Tertuliana Lustosa comparou, no Manifesto Traveco-comunista, corpos dissidentes com o monolito em 2001: A odisseia no espaço. No filme, os macacos se assustam com o objeto estranho e reagem com violência.
por isso eu amo tanto a arte drag. Enquanto dizem que drag queens reforçam estereótipos de gênero femininos, eu afirmo o contrário: drags escancaram o quanto tudo é perfomance.

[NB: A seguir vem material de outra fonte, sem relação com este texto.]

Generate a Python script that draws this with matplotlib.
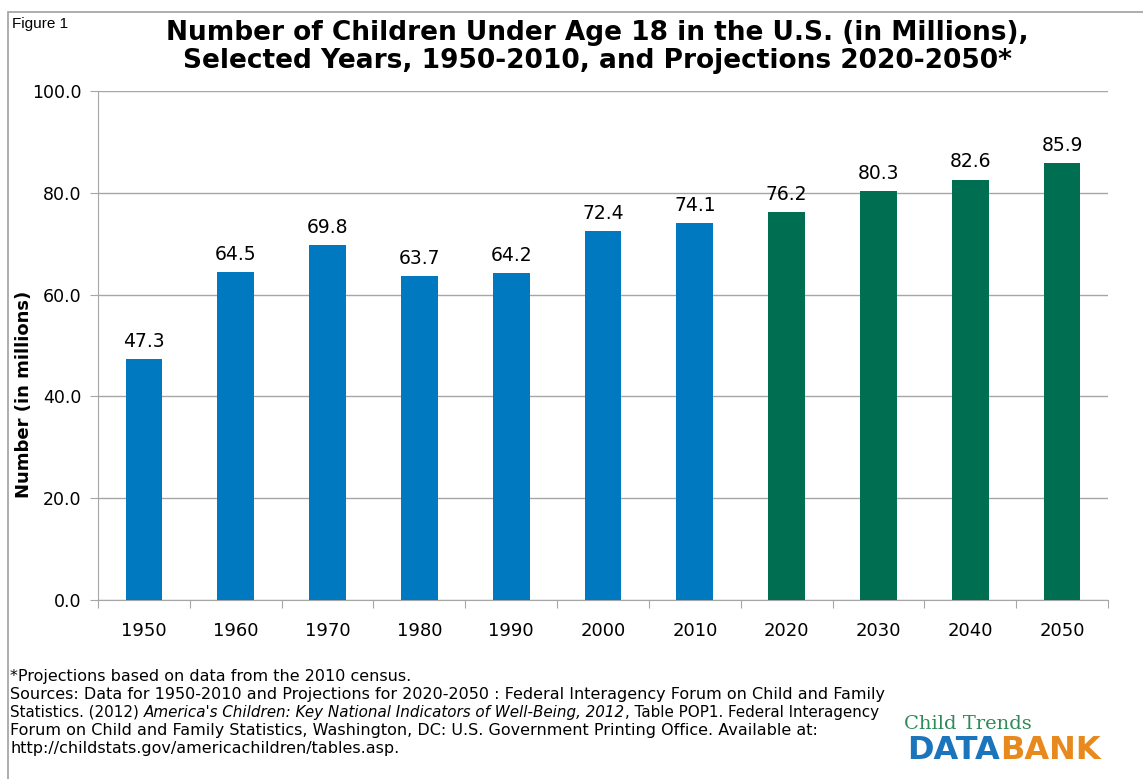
import matplotlib.pyplot as plt
from matplotlib.patches import Rectangle

# Data
years = ['1950', '1960', '1970', '1980', '1990', '2000', '2010',
         '2020', '2030', '2040', '2050']
children = [47.3, 64.5, 69.8, 63.7, 64.2, 72.4, 74.1, 76.2, 80.3, 82.6, 85.9]
projected = [False] * 7 + [True] * 4

blue = '#0079C1'
green = '#006F51'
grid_col = '#A6A6A6'

W, H = 1143, 779
fig = plt.figure(figsize=(W / 100, H / 100), dpi=100)
ax = fig.add_axes([98 / W, 1 - 600 / H, (1108 - 98) / W, (600 - 91) / H])

colors = [green if p else blue for p in projected]
x = range(len(years))
ax.bar(x, children, width=0.4, color=colors, zorder=3)

for xi, v in zip(x, children):
    ax.text(xi, v + 1.6, f'{v:.1f}', ha='center', va='bottom', fontsize=13.5, zorder=4)

ax.set_ylim(0, 100)
ax.set_xlim(-0.5, len(years) - 0.5)
ax.set_yticks(range(0, 101, 20))
ax.set_yticklabels([f'{t:.1f}' for t in range(0, 101, 20)], fontsize=12.5)
ax.yaxis.grid(True, color=grid_col, linewidth=1, zorder=0)

# category labels, ticks on boundaries like Excel
ax.set_xticks([i - 0.5 for i in range(len(years) + 1)])
ax.set_xticklabels([])
ax.set_xticks(list(x), minor=True)
ax.set_xticklabels(years, minor=True, fontsize=13)
ax.tick_params(axis='x', which='minor', length=0, pad=16)
ax.tick_params(axis='x', which='major', length=6, color=grid_col, direction='out')
ax.tick_params(axis='y', length=6, color=grid_col, direction='out', pad=6)

for s in ['top', 'right']:
    ax.spines[s].set_visible(False)
for s in ['left', 'bottom']:
    ax.spines[s].set_color(grid_col)

ax.set_ylabel('Number (in millions)', fontsize=13, fontweight='bold')
ax.yaxis.set_label_coords((33 - 98) / 1010, (600 - 394) / 509)

fig.text(597 / W, 1 - 47 / H, 'Number of Children Under Age 18 in the U.S. (in Millions),\n'
         'Selected Years, 1950-2010, and Projections 2020-2050*',
         ha='center', va='center', fontsize=19, fontweight='bold', linespacing=1.15)
fig.text(12 / W, 1 - 24 / H, 'Figure 1', fontsize=11, family='Liberation Sans', va='center')

# outer frame
fig.patches.append(Rectangle((8 / W, -0.01), 1.2, 1 - 12 / H + 0.01,
                             transform=fig.transFigure, fill=False,
                             edgecolor='#A0A0A0', linewidth=1.2))

# footnotes
renderer = fig.canvas.get_renderer()


def write_line(parts, y, size=11.5):
    xpos = 10
    for txt, style in parts:
        t = fig.text(xpos / W, 1 - y / H, txt, fontsize=size, style=style, va='center')
        xpos += t.get_window_extent(renderer).width


write_line([('*Projections based on data from the 2010 census.', 'normal')], 676)
write_line([('Sources: Data for 1950-2010 and Projections for 2020-2050 : Federal Interagency '
             'Forum on Child and Family', 'normal')], 694)
write_line([('Statistics. (2012) ', 'normal'),
            ("America's Children: Key National Indicators of Well-Being, 2012", 'italic'),
            (', Table POP1. Federal Interagency', 'normal')], 712, size=10.9)
write_line([('Forum on Child and Family Statistics, Washington, DC: U.S. Government '
             'Printing Office. Available at:', 'normal')], 730)
write_line([('http://childstats.gov/americachildren/tables.asp.', 'normal')], 748)

# logo
fig.text(968 / W, 1 - 729 / H, 'Child Trends', family='DejaVu Serif',
         fontsize=14, color='#2E8B57', ha='center', va='baseline')
fig.text(1000 / W, 1 - 759 / H, 'DATA', fontsize=23, fontweight='bold',
         color='#1B75BC', ha='right', va='baseline')
fig.text(1000 / W, 1 - 759 / H, 'BANK', fontsize=23, fontweight='bold',
         color='#E8891D', ha='left', va='baseline')

fig.savefig('out.png', dpi=100)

“a drag-queen repete e subverte o feminino, utilizando e salientando os códigos culturais que marcam esse gênero. Ao jogar e brincar com esses códigos, ao exagerá-Ios e exaltá-Ios, ela leva a perceber sua não-naturalidade; Sua figura estranha e insólita ajuda a lembrar que as formas como nos apresentamos como sujeitos de gênero e de sexualidade são inventadas e sancionadas pelas circunstâncias culturais em que vivemos”.
terroristas ⁕
queer é terrorismo, então. Mostramos o dedo ao capital e deixamos escancarado como tudo é expressão e construção. O artista e pesquisador recifense Mitsy Queiroz diz que “fracassar também é um ato de resistência política”, e a vivência queer reside no erro. Somos um erro da natureza, uma falha, e não faz sentindo seguirmos regras que sempre irão nos colocar no lugar do erro. Então só nos resta isso: abolir as normas, ser falha, crime, monstro. Estão com medo da linguagem neutra? Que saiam correndo!
ser queer dá liberdade ao corpo, sem regras podemos explorar e ir até limites que vão além da humanidade. Modificações corporais, alienígenas, ciborgues, fetiches, desobediência.
“meu interesse hoje é ratificar minha identidade monstruosa. Deixar meu corpo monstro subverter os desejos do mundo e articular-se como luz no fim do túnel da cisgeneridade e, quem sabe, da própria transgeneridade. Pisotear a farsa da identidade estática—fazer as pazes com a existência em trânsito”.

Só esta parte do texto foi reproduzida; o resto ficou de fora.